Auf das Projekt „BUSSTOPS – Zeichnungen und Modelle“ 1992 folgte zwei Jahre später schließlich „BUSSTOPS – Die Realisierung“. Die ausgefallenen Vorlagen und Modellen von Ghini, Gehry und Co. ließ der Designer Peter Ruthenberg – vielen Widrigkeiten zum Trotz – Wirklichkeit werden. „Jeder Quadratmeter öffentlichen Bodens, und will man auch der Stadt ein bleibendes Geschenk darauf aufbauen, ist mit mehreren Gesetzen und Bestimmungen beschrieben“, erklärt Lothar Romain die Schwierigkeiten der Umsetzung. „Wer sich da durchzukämpfen hat, weiß – bei aller schönen Theorie – was „Kunst im öffentlichen Raum“ bedeutet.  Entstanden sind dabei sehr unterschiedliche Wartehäuschen: Vom funktionalen BUSSTOP am Aegi, über die bepflanzte „grüne Oase“ auf der Leinaustraße bis hin zur schwarz-gelben „Lego-Haltestelle“ am Steintor. Letztere musste übergangsweise wegen der Bauarbeiten beim Projekt 10/17 weichen. Ende diesen Jahres kommt sie aber zurück – dann tatsächlich als reine Bushaltestelle.

Inzwischen sind die BUSSTOPS fast 25 Jahre alt, gehören aber nach wie vor zu den Hinguckern in Hannovers Straßen.

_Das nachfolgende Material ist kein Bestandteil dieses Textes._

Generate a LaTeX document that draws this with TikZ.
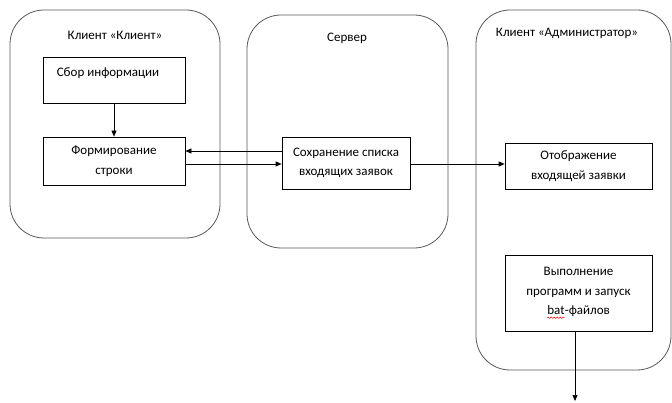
\documentclass[tikz,border=0pt]{standalone}
\usepackage{fontspec}
\setmainfont{Carlito}
\usetikzlibrary{arrows.meta,decorations.pathmorphing}
\newcommand{\spellmark}[1]{\tikz[baseline=(sw.base),x=1pt,y=1pt]{\node[inner sep=0pt,outer sep=0pt,anchor=base,minimum width=0pt,minimum height=0pt,draw=none,align=left] (sw) {#1};
  \draw[red,line width=0.5pt,decorate,decoration={snake,amplitude=0.7pt,segment length=3pt}] ([yshift=-3pt]sw.base west) -- ([yshift=-3pt]sw.base east);}}
\begin{document}
\begin{tikzpicture}[x=1pt,y=-1pt,
  container/.style={draw=black!65,line width=0.8pt,rounded corners=34pt,inner sep=0pt},
  pbox/.style={draw=black,line width=0.7pt,inner sep=0pt,align=center,font=\fontsize{13}{19.5}\selectfont},
  ttl/.style={inner sep=0pt,font=\fontsize{13}{15}\selectfont},
  arr/.style={-{Triangle[length=6pt,width=5pt]},line width=0.7pt}]
\useasboundingbox (0,0) rectangle (672,403);
% containers
\node[container,minimum width=210pt,minimum height=228pt] (cl) at (115,124) {};
\node[container,minimum width=201pt,minimum height=233pt] (srv) at (347.5,131.5) {};
\node[container,minimum width=195pt,minimum height=360pt] (adm) at (573.5,190) {};
% titles
\node[ttl] (tcl) at (115,35) {Клиент «Клиент»};
\node[ttl] (tsrv) at (347,38) {Сервер};
\node[ttl] (tadm) at (567,33) {Клиент «Администратор»};
% boxes
\node[pbox,minimum width=142pt,minimum height=46pt] (sbor) at (114,80) {};
\node[ttl] (sbort) at (108,73) {Сбор информации};
\node[pbox,minimum width=142pt,minimum height=48pt] (form) at (114,161) {Формирование\\строки};
\node[pbox,minimum width=128pt,minimum height=52pt] (save) at (346,163) {Сохранение списка\\входящих заявок};
\node[pbox,minimum width=147pt,minimum height=46pt] (show) at (578.5,166) {Отображение\\входящей заявки};
\node[pbox,minimum width=147pt,minimum height=76pt] (exec) at (578.5,293) {Выполнение\\программ и запуск\\\spellmark{bat}-файлов};
\coordinate (endp) at (575,401);
% connectors
\draw[arr] (sbor.south) -- (form.north);
\draw[arr] (save.west |- 0,151) -- (form.east |- 0,151);
\draw[arr] (form.east |- 0,164) -- (save.west |- 0,164);
\draw[arr] (save.east |- 0,164) -- (show.west |- 0,164);
\draw[arr] (exec.south -| endp) -- (endp);
\end{tikzpicture}
\end{document}
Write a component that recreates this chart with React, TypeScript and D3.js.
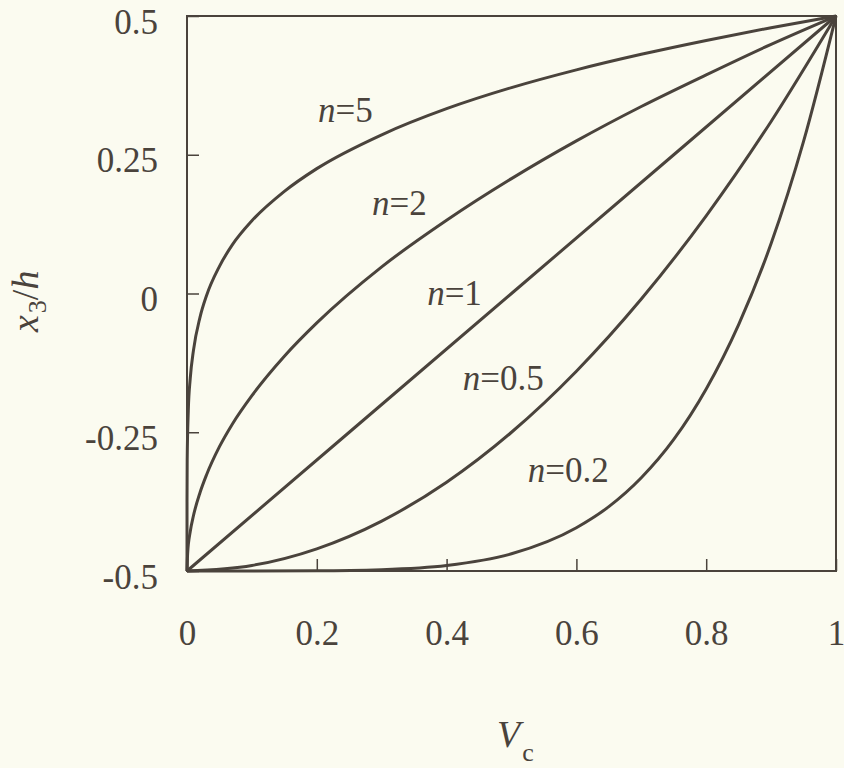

Auch im internationalen Vergleich finden sie noch immer viel Beachtung: Sechs der BUSSTOPS sind darum im gerade erschienen Bildband „Anhalten bitte!“ vertreten. Autor Jens Bey unternimmt darin „eine Reise zu den ungewöhnlichsten Haltestellen der Welt“ und bezeichnet Hannover, das in dem Buch so oft vertreten ist wie keine andere Stadt, als „World Capital of kreative Bushaltestellen“.

Die „Walfischflosse“ an der Haltestelle „Maschsee/Sprengel Museum“ ist einer der sechs BUSSTOPS, die laut Autor Jens Bey zu den ungewöhnlichsten Bushaltestellen der Welt zählen. (Foto: Florian Arp)

Und während ich am Königsworther Platz auf die Linie 100 warte, frage ich mich jetzt, was sich der Designer Ettore Sottsass dabei gedacht hat, eine Bushaltestelle als Tisch mit Tischdecke zu gestalten. Welcher Tisch hat überhaupt gelbe, gekreuzte Beine? „Hier kommt man echt auf andere Gedanken“, denke ich und merke, dass der nächste 100er inzwischen schon an mir vorbeigefahren ist. Zum Glück lässt es sich hier ja ganz gut warten.

1 Kommentar Schreibe einen Kommentar

  1. Schöner warten,
    die Busstop-Kunstwerke finde ich sehr schön. Ich hätte aber auch eine Idee beizutragen, die in diesem Sommer sicher ganz gut ankäme: Eine Bushaltestelle mit einem ausreichend großen schattigen Dach, dass aber mit Lamellen ausgestattet ist, die das Dach im Winter und bei bewölktem Himmel nach oben durchsichtig machen, ohne dass es reinregnet. Zum Beispiel ein Glasdach mit Lamellen drunter. Und gleichzeitig Solarzellen auf dem Dach, die einen großen Ventilator antreiben, der die wartenden Fahrgästen mit einem kühlen Luftstrom vor dem Hitze-Infarkt retten. Wenn schon keine klimatisierten Busse, dann wenigstens erfrischende Haltestellen!